Я усмехнулся. Мы стояли на корме, и её ладонь согревалась в моей.
— Иди спать, Семён. Завтра снова в море.
— Иди. Я ещё постою.
Она сжала мою ладонь в последний раз и ушла в темноту.
Утро после боя выдалось серым и холодным. Ветер дул с моря, принося запах пороха и сырых водорослей. Я стоял на мостике и смотрел на удаляющийся Севастополь — развороченные форты, дымящиеся развалины батарей, покосившийся мол. Над «Очаковом» ещё реял красный флаг, но ему уже недолго осталось. Мы уходили.

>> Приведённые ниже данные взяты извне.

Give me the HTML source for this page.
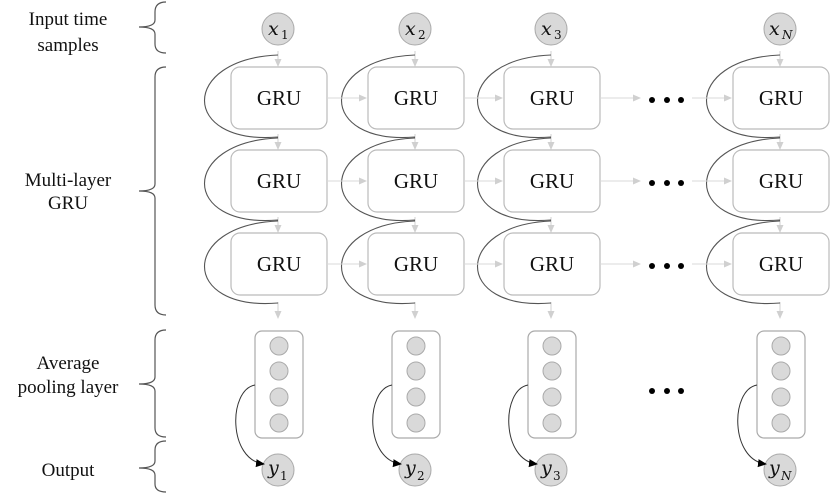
<!DOCTYPE html>
<html><head><style>body{margin:0;background:#fff}svg{display:block}</style></head><body>
<svg width="830" height="496" viewBox="0 0 830 496" xmlns="http://www.w3.org/2000/svg" font-family="Liberation Serif, serif">
<defs>
<marker id="ga" markerWidth="8" markerHeight="8" refX="7" refY="4" orient="auto" markerUnits="userSpaceOnUse"><path d="M0,0.5 L8,4 L0,7.5z" fill="#d0d0d0"/></marker>
<marker id="ba" markerWidth="9" markerHeight="9" refX="8" refY="4.5" orient="auto" markerUnits="userSpaceOnUse"><path d="M0,0.5 L9,4.5 L0,8.5z" fill="#000"/></marker>
<g id="col">
<circle cx="0" cy="29" r="16" fill="#d9d9d9" stroke="#aaa"/>
<g stroke="#d0d0d0"><line x1="0" y1="51" x2="0" y2="66" marker-end="url(#ga)"/><line x1="0" y1="134" x2="0" y2="149" marker-end="url(#ga)"/><line x1="0" y1="217" x2="0" y2="232" marker-end="url(#ga)"/><line x1="0" y1="302" x2="0" y2="318" marker-end="url(#ga)"/></g>
<g fill="#fff" stroke="#bbb" stroke-width="1.2"><rect x="-47" y="67" width="96" height="62" rx="9"/><rect x="-47" y="150" width="96" height="62" rx="9"/><rect x="-47" y="233" width="96" height="62" rx="9"/></g>
<g fill="none" stroke="#555" stroke-width="1.1"><path d="M0,55 C-98,59 -98,145 0,137"/><path d="M0,138 C-98,142 -98,228 0,220"/><path d="M0,221 C-98,225 -98,311 0,303"/></g>
<rect x="-23" y="331" width="48" height="107" rx="7" fill="#fff" stroke="#aaa" stroke-width="1.2"/>
<g fill="#d9d9d9" stroke="#aaa"><circle cx="1" cy="346" r="9"/><circle cx="1" cy="371" r="9"/><circle cx="1" cy="397" r="9"/><circle cx="1" cy="423" r="9"/><circle cx="0" cy="470" r="16"/></g>
<path d="M-23,385 C-50,390 -50,460 -14,464" fill="none" stroke="#333" stroke-width="1" marker-end="url(#ba)"/>
</g>
</defs>
<g font-size="19" text-anchor="middle" fill="#111">
<text x="68" y="25">Input time</text><text x="68" y="51">samples</text>
<text x="68" y="186">Multi-layer</text><text x="68" y="209">GRU</text>
<text x="68" y="369">Average</text><text x="68" y="393">pooling layer</text>
<text x="68" y="476">Output</text>
</g>
<g fill="none" stroke="#555" stroke-width="1.2">
<path d="M166,2 Q155,2 155,12 L155,20 Q155,27 139,27 Q155,27 155,34 L155,44 Q155,53 166,53"/>
<path d="M166,67 Q155,67 155,77 L155,184 Q155,191 139,191 Q155,191 155,198 L155,305 Q155,315 166,315"/>
<path d="M166,330 Q155,330 155,340 L155,377 Q155,384 139,384 Q155,384 155,391 L155,428 Q155,437 166,437"/>
<path d="M166,441 Q155,441 155,450 L155,461 Q155,468 139,468 Q155,468 155,475 L155,484 Q155,492 166,492"/>
</g>
<use href="#col" x="278"/><use href="#col" x="415"/><use href="#col" x="551"/><use href="#col" x="780"/>
<g stroke="#d8d8d8">
<line x1="327" y1="98" x2="366" y2="98" marker-end="url(#ga)"/><line x1="327" y1="181" x2="366" y2="181" marker-end="url(#ga)"/><line x1="327" y1="264" x2="366" y2="264" marker-end="url(#ga)"/>
<line x1="464" y1="98" x2="502" y2="98" marker-end="url(#ga)"/><line x1="464" y1="181" x2="502" y2="181" marker-end="url(#ga)"/><line x1="464" y1="264" x2="502" y2="264" marker-end="url(#ga)"/>
<line x1="600" y1="98" x2="640" y2="98" marker-end="url(#ga)"/><line x1="600" y1="181" x2="640" y2="181" marker-end="url(#ga)"/><line x1="600" y1="264" x2="640" y2="264" marker-end="url(#ga)"/>
<line x1="692" y1="98" x2="731" y2="98" marker-end="url(#ga)"/><line x1="692" y1="181" x2="731" y2="181" marker-end="url(#ga)"/><line x1="692" y1="264" x2="731" y2="264" marker-end="url(#ga)"/>
</g>
<g fill="#000">
<circle cx="652" cy="100" r="3"/><circle cx="667" cy="100" r="3"/><circle cx="681" cy="100" r="3"/>
<circle cx="652" cy="183" r="3"/><circle cx="667" cy="183" r="3"/><circle cx="681" cy="183" r="3"/>
<circle cx="652" cy="266" r="3"/><circle cx="667" cy="266" r="3"/><circle cx="681" cy="266" r="3"/>
<circle cx="652" cy="391" r="3"/><circle cx="667" cy="391" r="3"/><circle cx="681" cy="391" r="3"/>
</g>
<g font-size="21" text-anchor="middle" fill="#111">
<text x="279" y="105">GRU</text><text x="279" y="188">GRU</text><text x="279" y="271">GRU</text>
<text x="416" y="105">GRU</text><text x="416" y="188">GRU</text><text x="416" y="271">GRU</text>
<text x="552" y="105">GRU</text><text x="552" y="188">GRU</text><text x="552" y="271">GRU</text>
<text x="781" y="105">GRU</text><text x="781" y="188">GRU</text><text x="781" y="271">GRU</text>
</g>
<g font-family="DejaVu Serif, serif" fill="#111">
<text x="268" y="35" font-size="19" font-style="italic">x</text><text x="281" y="39" font-size="12">1</text>
<text x="405" y="35" font-size="19" font-style="italic">x</text><text x="418" y="39" font-size="12">2</text>
<text x="541" y="35" font-size="19" font-style="italic">x</text><text x="554" y="39" font-size="12">3</text>
<text x="769" y="35" font-size="19" font-style="italic">x</text><text x="782" y="39" font-size="12" font-style="italic">N</text>
<text x="268" y="474" font-size="19" font-style="italic">y</text><text x="280" y="480" font-size="12">1</text>
<text x="405" y="474" font-size="19" font-style="italic">y</text><text x="417" y="480" font-size="12">2</text>
<text x="541" y="474" font-size="19" font-style="italic">y</text><text x="553" y="480" font-size="12">3</text>
<text x="769" y="474" font-size="19" font-style="italic">y</text><text x="781" y="480" font-size="12" font-style="italic">N</text>
</g>
</svg>
</body></html>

— Курс зюйд-вест, держать десять узлов.
— Есть.
Рядом на мостике стояли Шмидт и Людмила. Фельдман остался на «Георгии», Плесков на миноносце. Семеро убитых, полтора десятка раненых. Я смотрел на удаляющийся берег и думал: мы сделали всё, что могли. Но достаточно ли?
— Вы думаете, мы правильно поступили? — спросил Шмидт, словно прочитав мои мысли. — Что ушли?
— У нас не было выбора. Чухнин стянет сюда всю артиллерию. Останемся — расстреляют в бухте.
— Понимаю. Но Севастополь сердце флота. Если бы удержали…
— Не удержали бы. У нас три корабля и «Очаков». У них вся береговая оборона и эскадра Кригера, которая может подойти. Мы выиграли бой, Пётр Петрович, но не войну.
— А когда выиграем войну?
— Когда возьмём Зимний. Всё остальное лишь подготовка.
Он замолчал. В нём боролись радость от того, что выжил и что восстание не было напрасным, и горечь от того, что город, который он мечтал освободить, остался в руках врага. Я понимал его. Я чувствовал то же самое.
Через час, когда Севастополь скрылся за горизонтом, на мостик поднялся сигнальщик.
— Товарищ командир! Дымы на горизонте! Одиночное судно, идёт курсом на нас.
Я выхватил бинокль. В серой дымке маячил силуэт небольшого парохода, без опознавательных знаков, но идущий прямо к нам, словно знал, где искать.
— Это за нами? — спросила Людмила.
— Или за Шмидтом. Может, связной от Красина? А может, ловушка.
— Один пароход против четырёх вымпелов — не ловушка, — заметил Матюшенко. — Скорее курьер.
Пароход был старым, тихоходным, без орудий. Когда подошёл ближе, я заметил на палубе человека в штатском — он размахивал руками, пытаясь привлечь внимание.
— Поднять сигнал: «Приблизиться и лечь в дрейф». И приготовить шлюпку. Я сам встречу гостя.
Через полчаса пароход замер в кабельтове от «Потёмкина». Шлюпка доставила на борт человека в потёртом пальто и с саквояжем. Невысок, коренаст, седые виски, цепкий взгляд. Красин.
— Товарищ Туманов, полагаю? А я к вам с приказом из Центра. И с планом.
— Мы ждали вас. Прошу на борт.
Он кивнул и шагнул на палубу. За его спиной, на пароходе, уже готовились передать какие-то ящики — видимо, не только приказ, но и снаряжение. Я смотрел на Красина и думал: этот человек, которого я никогда не видел, теперь станет ключом к декабрьскому восстанию. Всё начнётся всерьёз.
— Куда теперь? — спросил Матюшенко, подходя.
— В Одессу, — ответил Красин, опережая меня. — Там вас ждут. А потом Москва.
Я переглянулся с Людмилой. Она чуть кивнула, и в её глазах я прочёл то же, что чувствовал сам. Мы сделали всё, что могли, здесь. Теперь новый этап. И он начнётся прямо сейчас.